What is heartening is that so far there have been no reports of any kind of violence or aggression against the dancers. Lots of videos up on you tube show, surprised Pakistanis looking at the dancers with amazement and then some even joining in with clapping or nodding or tacit smiles and in the rare case by joining in the dance!

Indeed there will be segments of our society who will claim that this must be stopped as it’s against our culture and this is an exercise in corrupting the morals of our society. There will be those who claim that this is hindu-zionist propaganda. But I believe it is an expression of our cultural evolution. The popularity of music and dance from around the world is evident in Pakistan. And while we might deny it, music and dance remain deeply entrenched in our historical and cultural legacy as well as in our displays of happiness at festivals even today.

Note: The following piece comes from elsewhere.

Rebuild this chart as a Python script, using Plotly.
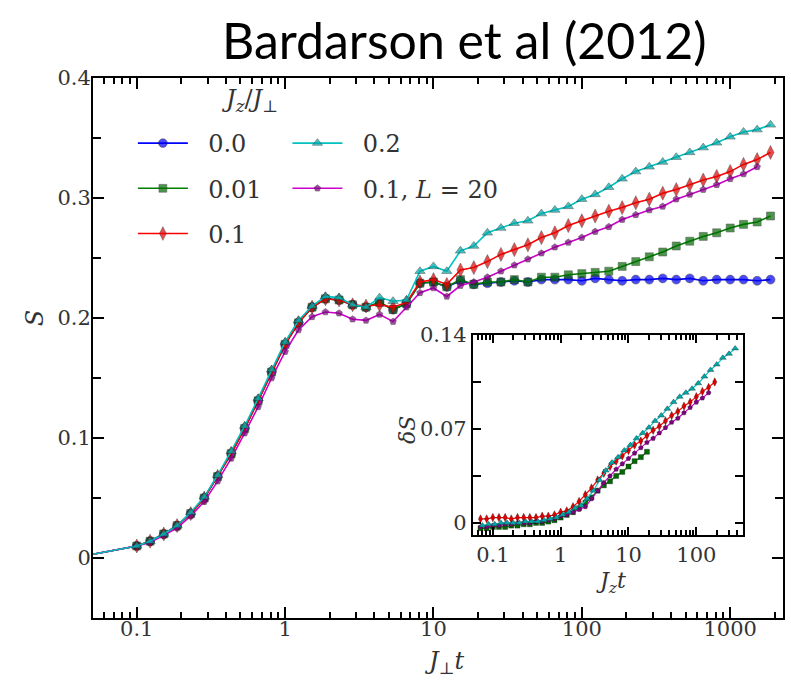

As I see these talented young Pakistanis dance with such skill and gusto and enthusiasm, I cannot help but feel a sense of pride. The numerous complements of non-Pakistani friends on the sheer creative genius of Pakistanis and their dancing abilities also did wonders for my Pakistani ego. After all, whoever these young Pakistanis are, they do a pretty good job and would put even top Bollywood dancers to shame. And the effortless and carefree joy with which they dance makes me nostalgic for gentler and happier times in Pakistan. But as I watch these young people break out into dance I cannot help but smile as I look to those around them. There is something strangely heartening in watching people letting go of their fear of expressing joy in public and joining in the fun. It reminds me that our spirits have not been entirely crushed by the recent years of terror and violence. It makes me proud that we still have the courage to view with tolerance a form of expression that we might not approve of. It gives me proof that we are more tolerant than the world makes us out to be. It gives me hope for a better future.